Ph.D. Candidate (ABD)
jponce@sas.upenn.edu

Juan J. Ponce

Education

B.A., Universidad de Sevilla, Spain (2002); M.A., University of Pennsylvania (2006)

Fields

Colonial Latin American History; Plantation Economies in North America and the Caribbean; Early Modern Spain

Research Interests

Caribbean societies in the 17th century, Atlantic history, contraband, slavery

Dissertation Committee

Personal Statement

Born and raised in the city of Seville (Spain), a city known in the sixteenth and seventeenth century as “the gateway to the Indies”, I was lucky enough to spend my childhood surrounded by constant reminders of the rich history of Latin America and the Caribbean.

My recently defended dissertation is called “Social and Political Survival at the Edge of Empire: Spanish Local Elites in Hispaniola, 1580-1697.” It focuses on the challenges that the local elites in the Spanish colony of Hispaniola faced during the seventeenth century (1580s-1690s). I examine the economic foundations of these elites, their social and political networks, their integration in the local government of the city of Santo Domingo, and their relationship with Madrid as well as the peninsular authorities of the island. By framing my study in this long period, I seek to highlight how this community adapted to the transformation of both the Spanish empire and the Caribbean world during the seventeenth century.
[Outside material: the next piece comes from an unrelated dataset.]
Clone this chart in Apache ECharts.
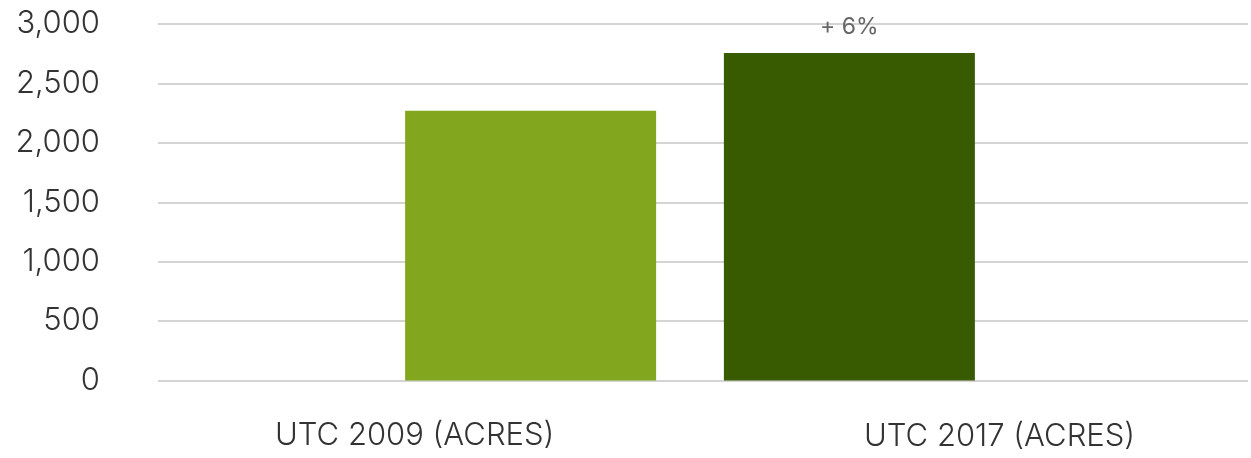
<!DOCTYPE html>
<html>
<head>
<meta charset="utf-8">
<script src="https://cdn.jsdelivr.net/npm/echarts@6/dist/echarts.min.js"></script>
<style>
html,body{margin:0;padding:0;background:#fff;}
#c{width:1251px;height:458px;}
</style>
</head>
<body>
<div id="c"></div>
<script>
const categories = [''];
const seriesNames = ['UTC 2009 (ACRES)', 'UTC 2017 (ACRES)'];
const values2009 = [2270];
const values2017 = [2757];
const changeLabel = '+ 6%';
const yTicks = [0, 500, 1000, 1500, 2000, 2500, 3000];

const FONT = 'Inter, "Open Sans", sans-serif';
const yMin = yTicks[0], yMax = yTicks[yTicks.length - 1], yStep = yTicks[1] - yTicks[0];
const chart = echarts.init(document.getElementById('c'));
chart.setOption({
  animation: false,
  backgroundColor: '#fff',
  grid: [
    { left: 158, right: 29, top: 24, bottom: 77.5 },
    { left: 158, right: 3, top: 24, bottom: 77.5 }
  ],
  legend: [
    { data: [seriesNames[0]], left: 270, top: 420, padding: 0, itemWidth: 0, itemHeight: 0, icon: 'rect', selectedMode: false,
      textStyle: { fontFamily: FONT, fontWeight: 300, fontSize: 31, color: '#333' } },
    { data: [seriesNames[1]], left: 859, top: 421, padding: 0, itemWidth: 0, itemHeight: 0, icon: 'rect', selectedMode: false,
      textStyle: { fontFamily: FONT, fontWeight: 300, fontSize: 31, color: '#333' } }
  ],
  xAxis: [
    { gridIndex: 0, type: 'category', data: categories,
      axisLine: { show: false }, axisTick: { show: false }, axisLabel: { show: false } },
    { gridIndex: 1, type: 'category', data: categories, show: false }
  ],
  yAxis: [
    { gridIndex: 0, type: 'value', min: yMin, max: yMax, interval: yStep,
      axisLine: { show: false }, axisTick: { show: false }, splitLine: { show: false },
      axisLabel: {
        margin: 58, fontFamily: FONT, fontWeight: 300, fontSize: 31, color: '#333',
        formatter: v => v.toLocaleString('en-US')
      } },
    { gridIndex: 1, type: 'value', min: yMin, max: yMax, interval: yStep, z: 0,
      axisLine: { show: false }, axisTick: { show: false }, axisLabel: { show: false },
      splitLine: { lineStyle: { color: '#d4d4d4', width: 2 } } }
  ],
  series: [
    { name: seriesNames[0], type: 'bar', data: values2009, barWidth: 251, barGap: '27%',
      xAxisIndex: 0, yAxisIndex: 0, z: 3,
      itemStyle: { color: '#83a61f' } },
    { name: seriesNames[1], type: 'bar', data: values2017, barWidth: 251,
      xAxisIndex: 0, yAxisIndex: 0, z: 3,
      itemStyle: { color: '#385b01' },
      label: { show: true, position: 'top', distance: 14, formatter: changeLabel,
        fontFamily: FONT, fontSize: 23, color: '#666' } },
    { name: 'grid', type: 'bar', data: [], xAxisIndex: 1, yAxisIndex: 1, silent: true }
  ]
});
</script>
</body>
</html>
Particularly, I pay close attention to factors such as the island's progressive alienation from Iberian commercial connections, the creation of alternative regional (and regularly illicit) networks of trade, the local effects of the internationalization of the Caribbean waters, and the long (and eventually unsuccessful) struggle of the colonial authorities to preserve the territorial integrity of the island against French encroachment.

My work on Hispaniola elites has been featured in the December 2009 issue of the John Carter Brown Library Journal, “I Found it at the JCB.”

I am currently a full time instructor in the Department of Latino and Hispanic Caribbean Studies at Rutgers University.
When I am not working on my dissertation, I enjoy gardening, riding my motorcycle, and cheering for the Phillies.